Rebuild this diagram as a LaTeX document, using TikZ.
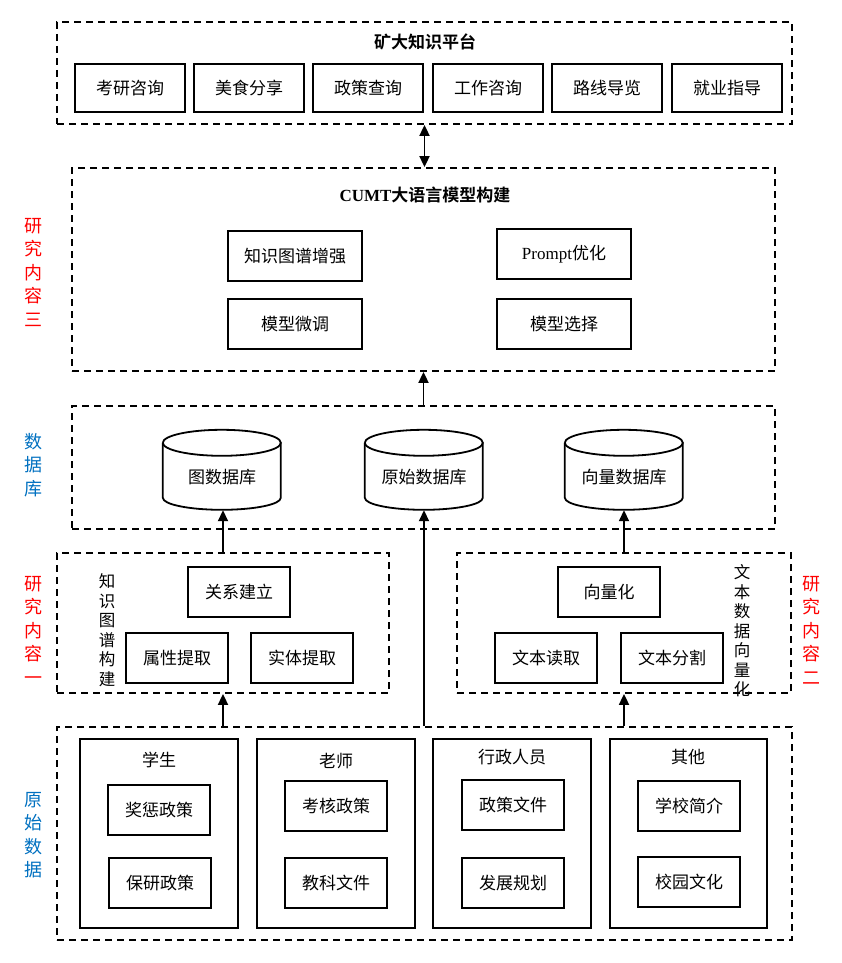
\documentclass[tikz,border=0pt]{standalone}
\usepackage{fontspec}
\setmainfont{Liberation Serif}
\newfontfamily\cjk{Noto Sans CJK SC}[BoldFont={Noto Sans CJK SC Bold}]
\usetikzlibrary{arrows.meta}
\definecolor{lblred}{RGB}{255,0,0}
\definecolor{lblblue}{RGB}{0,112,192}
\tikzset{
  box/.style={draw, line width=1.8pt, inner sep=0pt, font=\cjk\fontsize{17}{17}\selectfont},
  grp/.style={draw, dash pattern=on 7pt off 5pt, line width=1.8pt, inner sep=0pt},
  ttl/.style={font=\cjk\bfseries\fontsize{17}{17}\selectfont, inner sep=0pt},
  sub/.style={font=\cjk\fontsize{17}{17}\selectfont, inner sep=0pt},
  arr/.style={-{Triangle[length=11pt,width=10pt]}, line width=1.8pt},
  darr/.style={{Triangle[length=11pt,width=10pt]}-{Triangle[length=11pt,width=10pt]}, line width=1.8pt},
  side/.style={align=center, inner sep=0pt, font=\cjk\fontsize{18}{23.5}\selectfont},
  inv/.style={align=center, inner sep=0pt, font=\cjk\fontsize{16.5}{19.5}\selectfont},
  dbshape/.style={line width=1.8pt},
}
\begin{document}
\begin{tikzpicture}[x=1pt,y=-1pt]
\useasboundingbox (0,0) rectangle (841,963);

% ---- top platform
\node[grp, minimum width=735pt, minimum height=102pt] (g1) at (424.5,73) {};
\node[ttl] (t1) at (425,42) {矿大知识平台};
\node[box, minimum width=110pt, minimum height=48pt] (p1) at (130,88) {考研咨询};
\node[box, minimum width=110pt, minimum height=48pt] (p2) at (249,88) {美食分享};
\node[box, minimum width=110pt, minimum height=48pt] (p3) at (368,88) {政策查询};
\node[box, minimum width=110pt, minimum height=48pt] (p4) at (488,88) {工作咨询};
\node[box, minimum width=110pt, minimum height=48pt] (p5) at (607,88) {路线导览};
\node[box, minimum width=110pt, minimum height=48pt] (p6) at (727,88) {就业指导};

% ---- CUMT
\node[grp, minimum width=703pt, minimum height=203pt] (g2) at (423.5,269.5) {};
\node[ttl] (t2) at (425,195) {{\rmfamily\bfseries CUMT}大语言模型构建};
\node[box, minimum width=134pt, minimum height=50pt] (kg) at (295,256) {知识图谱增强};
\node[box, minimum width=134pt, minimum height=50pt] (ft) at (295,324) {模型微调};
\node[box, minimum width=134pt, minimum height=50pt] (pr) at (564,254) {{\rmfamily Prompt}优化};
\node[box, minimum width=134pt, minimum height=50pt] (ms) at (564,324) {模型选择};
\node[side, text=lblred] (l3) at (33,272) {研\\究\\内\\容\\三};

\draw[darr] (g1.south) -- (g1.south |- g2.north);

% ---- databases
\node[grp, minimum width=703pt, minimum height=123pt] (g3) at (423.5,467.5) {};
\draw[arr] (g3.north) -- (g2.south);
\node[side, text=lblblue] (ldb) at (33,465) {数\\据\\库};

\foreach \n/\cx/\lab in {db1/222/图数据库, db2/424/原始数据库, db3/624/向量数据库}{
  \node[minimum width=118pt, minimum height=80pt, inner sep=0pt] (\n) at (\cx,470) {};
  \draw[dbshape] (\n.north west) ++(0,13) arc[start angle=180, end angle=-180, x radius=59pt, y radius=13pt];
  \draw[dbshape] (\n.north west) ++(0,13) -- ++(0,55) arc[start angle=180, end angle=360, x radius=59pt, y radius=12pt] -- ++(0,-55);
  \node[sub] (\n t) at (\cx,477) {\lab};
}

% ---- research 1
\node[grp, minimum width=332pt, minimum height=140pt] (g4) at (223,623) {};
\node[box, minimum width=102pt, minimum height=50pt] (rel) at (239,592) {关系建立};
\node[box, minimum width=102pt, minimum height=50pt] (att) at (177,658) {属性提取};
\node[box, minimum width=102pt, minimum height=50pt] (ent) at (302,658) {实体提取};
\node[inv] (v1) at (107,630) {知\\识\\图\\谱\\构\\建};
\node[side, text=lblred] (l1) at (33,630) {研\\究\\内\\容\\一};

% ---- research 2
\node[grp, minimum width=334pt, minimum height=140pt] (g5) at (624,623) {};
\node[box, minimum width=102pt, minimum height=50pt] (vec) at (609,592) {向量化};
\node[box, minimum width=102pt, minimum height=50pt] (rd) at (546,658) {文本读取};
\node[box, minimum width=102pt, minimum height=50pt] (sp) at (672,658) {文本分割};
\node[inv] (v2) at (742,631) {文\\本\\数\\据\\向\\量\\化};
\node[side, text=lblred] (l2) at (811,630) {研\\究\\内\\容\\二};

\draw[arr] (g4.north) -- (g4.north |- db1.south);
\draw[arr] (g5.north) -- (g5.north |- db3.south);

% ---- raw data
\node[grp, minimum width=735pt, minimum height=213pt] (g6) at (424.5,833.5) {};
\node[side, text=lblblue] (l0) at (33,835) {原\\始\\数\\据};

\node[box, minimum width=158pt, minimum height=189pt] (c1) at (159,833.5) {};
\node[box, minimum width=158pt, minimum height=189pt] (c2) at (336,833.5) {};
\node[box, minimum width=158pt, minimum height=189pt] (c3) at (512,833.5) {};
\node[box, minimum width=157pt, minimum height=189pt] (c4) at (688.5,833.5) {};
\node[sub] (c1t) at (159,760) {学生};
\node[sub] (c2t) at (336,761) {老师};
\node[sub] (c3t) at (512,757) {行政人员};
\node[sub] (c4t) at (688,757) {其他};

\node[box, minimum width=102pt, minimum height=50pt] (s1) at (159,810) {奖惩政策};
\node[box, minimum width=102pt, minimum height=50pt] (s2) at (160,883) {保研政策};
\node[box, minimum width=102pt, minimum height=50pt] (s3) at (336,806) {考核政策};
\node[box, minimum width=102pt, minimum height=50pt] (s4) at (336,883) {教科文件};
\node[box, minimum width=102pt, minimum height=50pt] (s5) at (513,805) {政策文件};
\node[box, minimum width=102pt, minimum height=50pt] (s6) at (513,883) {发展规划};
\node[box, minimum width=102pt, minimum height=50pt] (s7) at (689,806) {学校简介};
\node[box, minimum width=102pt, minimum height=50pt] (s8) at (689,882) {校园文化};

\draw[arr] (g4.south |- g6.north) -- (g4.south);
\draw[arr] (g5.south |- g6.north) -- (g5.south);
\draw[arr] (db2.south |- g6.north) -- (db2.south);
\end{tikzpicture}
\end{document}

────

◆ **REQUIRED TASK**
Retype the listing exactly. Pictures do not belong in the copy.

◆ **SOLVED EXERCISE**
Rebuild this diagram as a LaTeX document, using TikZ.
\documentclass[tikz,border=0pt]{standalone}
\usepackage{fontspec}
\setmainfont{Liberation Serif}
\newfontfamily\cjk{Noto Sans CJK SC}[BoldFont={Noto Sans CJK SC Bold}]
\usetikzlibrary{arrows.meta}
\definecolor{lblred}{RGB}{255,0,0}
\definecolor{lblblue}{RGB}{0,112,192}
\tikzset{
  box/.style={draw, line width=1.8pt, inner sep=0pt, font=\cjk\fontsize{17}{17}\selectfont},
  grp/.style={draw, dash pattern=on 7pt off 5pt, line width=1.8pt, inner sep=0pt},
  ttl/.style={font=\cjk\bfseries\fontsize{17}{17}\selectfont, inner sep=0pt},
  sub/.style={font=\cjk\fontsize{17}{17}\selectfont, inner sep=0pt},
  arr/.style={-{Triangle[length=11pt,width=10pt]}, line width=1.8pt},
  darr/.style={{Triangle[length=11pt,width=10pt]}-{Triangle[length=11pt,width=10pt]}, line width=1.8pt},
  side/.style={align=center, inner sep=0pt, font=\cjk\fontsize{18}{23.5}\selectfont},
  inv/.style={align=center, inner sep=0pt, font=\cjk\fontsize{16.5}{19.5}\selectfont},
  dbshape/.style={line width=1.8pt},
}
\begin{document}
\begin{tikzpicture}[x=1pt,y=-1pt]
\useasboundingbox (0,0) rectangle (841,963);

% ---- top platform
\node[grp, minimum width=735pt, minimum height=102pt] (g1) at (424.5,73) {};
\node[ttl] (t1) at (425,42) {矿大知识平台};
\node[box, minimum width=110pt, minimum height=48pt] (p1) at (130,88) {考研咨询};
\node[box, minimum width=110pt, minimum height=48pt] (p2) at (249,88) {美食分享};
\node[box, minimum width=110pt, minimum height=48pt] (p3) at (368,88) {政策查询};
\node[box, minimum width=110pt, minimum height=48pt] (p4) at (488,88) {工作咨询};
\node[box, minimum width=110pt, minimum height=48pt] (p5) at (607,88) {路线导览};
\node[box, minimum width=110pt, minimum height=48pt] (p6) at (727,88) {就业指导};

% ---- CUMT
\node[grp, minimum width=703pt, minimum height=203pt] (g2) at (423.5,269.5) {};
\node[ttl] (t2) at (425,195) {{\rmfamily\bfseries CUMT}大语言模型构建};
\node[box, minimum width=134pt, minimum height=50pt] (kg) at (295,256) {知识图谱增强};
\node[box, minimum width=134pt, minimum height=50pt] (ft) at (295,324) {模型微调};
\node[box, minimum width=134pt, minimum height=50pt] (pr) at (564,254) {{\rmfamily Prompt}优化};
\node[box, minimum width=134pt, minimum height=50pt] (ms) at (564,324) {模型选择};
\node[side, text=lblred] (l3) at (33,272) {研\\究\\内\\容\\三};

\draw[darr] (g1.south) -- (g1.south |- g2.north);

% ---- databases
\node[grp, minimum width=703pt, minimum height=123pt] (g3) at (423.5,467.5) {};
\draw[arr] (g3.north) -- (g2.south);
\node[side, text=lblblue] (ldb) at (33,465) {数\\据\\库};

\foreach \n/\cx/\lab in {db1/222/图数据库, db2/424/原始数据库, db3/624/向量数据库}{
  \node[minimum width=118pt, minimum height=80pt, inner sep=0pt] (\n) at (\cx,470) {};
  \draw[dbshape] (\n.north west) ++(0,13) arc[start angle=180, end angle=-180, x radius=59pt, y radius=13pt];
  \draw[dbshape] (\n.north west) ++(0,13) -- ++(0,55) arc[start angle=180, end angle=360, x radius=59pt, y radius=12pt] -- ++(0,-55);
  \node[sub] (\n t) at (\cx,477) {\lab};
}

% ---- research 1
\node[grp, minimum width=332pt, minimum height=140pt] (g4) at (223,623) {};
\node[box, minimum width=102pt, minimum height=50pt] (rel) at (239,592) {关系建立};
\node[box, minimum width=102pt, minimum height=50pt] (att) at (177,658) {属性提取};
\node[box, minimum width=102pt, minimum height=50pt] (ent) at (302,658) {实体提取};
\node[inv] (v1) at (107,630) {知\\识\\图\\谱\\构\\建};
\node[side, text=lblred] (l1) at (33,630) {研\\究\\内\\容\\一};

% ---- research 2
\node[grp, minimum width=334pt, minimum height=140pt] (g5) at (624,623) {};
\node[box, minimum width=102pt, minimum height=50pt] (vec) at (609,592) {向量化};
\node[box, minimum width=102pt, minimum height=50pt] (rd) at (546,658) {文本读取};
\node[box, minimum width=102pt, minimum height=50pt] (sp) at (672,658) {文本分割};
\node[inv] (v2) at (742,631) {文\\本\\数\\据\\向\\量\\化};
\node[side, text=lblred] (l2) at (811,630) {研\\究\\内\\容\\二};

\draw[arr] (g4.north) -- (g4.north |- db1.south);
\draw[arr] (g5.north) -- (g5.north |- db3.south);

% ---- raw data
\node[grp, minimum width=735pt, minimum height=213pt] (g6) at (424.5,833.5) {};
\node[side, text=lblblue] (l0) at (33,835) {原\\始\\数\\据};

\node[box, minimum width=158pt, minimum height=189pt] (c1) at (159,833.5) {};
\node[box, minimum width=158pt, minimum height=189pt] (c2) at (336,833.5) {};
\node[box, minimum width=158pt, minimum height=189pt] (c3) at (512,833.5) {};
\node[box, minimum width=157pt, minimum height=189pt] (c4) at (688.5,833.5) {};
\node[sub] (c1t) at (159,760) {学生};
\node[sub] (c2t) at (336,761) {老师};
\node[sub] (c3t) at (512,757) {行政人员};
\node[sub] (c4t) at (688,757) {其他};

\node[box, minimum width=102pt, minimum height=50pt] (s1) at (159,810) {奖惩政策};
\node[box, minimum width=102pt, minimum height=50pt] (s2) at (160,883) {保研政策};
\node[box, minimum width=102pt, minimum height=50pt] (s3) at (336,806) {考核政策};
\node[box, minimum width=102pt, minimum height=50pt] (s4) at (336,883) {教科文件};
\node[box, minimum width=102pt, minimum height=50pt] (s5) at (513,805) {政策文件};
\node[box, minimum width=102pt, minimum height=50pt] (s6) at (513,883) {发展规划};
\node[box, minimum width=102pt, minimum height=50pt] (s7) at (689,806) {学校简介};
\node[box, minimum width=102pt, minimum height=50pt] (s8) at (689,882) {校园文化};

\draw[arr] (g4.south |- g6.north) -- (g4.south);
\draw[arr] (g5.south |- g6.north) -- (g5.south);
\draw[arr] (db2.south |- g6.north) -- (db2.south);
\end{tikzpicture}
\end{document}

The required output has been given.